I turned my eyes away, for whatever the man still meant to
me after being left cold by that din of images and soundbytes, or perhaps a reflex
of a habit of respecting elders, and others’ spaces and privacies in general – I
am still not a voyeur enough. I am the sort of man who finds melodrama
disconcerting, for it sweeps everything, even the genuinely heartfelt, in its
tide and makes it appear as silly and excessive as the cheapest and the most
superfluous. And there are many, many more like me, and will always be. We will
stand with hands folded and smile but refuse to gush out our most hallowed
Sachin moments because someone’s thrust a mike under our chin, refuse to scream
and jostle in front of a camera trained on us.

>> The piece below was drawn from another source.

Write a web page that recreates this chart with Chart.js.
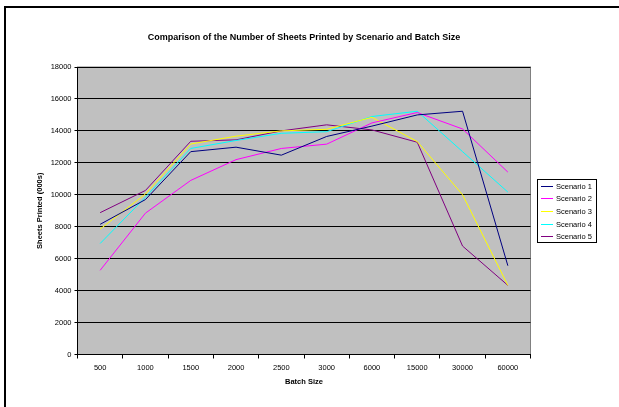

Every emotion has to find its
true form to truly express it, and this is not our form. We refuse to be manipulated, we refuse to share, we
refuse to participate without our inner consent.
Maybe, later, after a few years, I will visit the moment in
a Youtube link, and forgetting the ugliness of this farewell party, remember
the lad once who became a man, Sachin, myself, my generation. And I will
remember, alone, quietly, hopefully smilingly.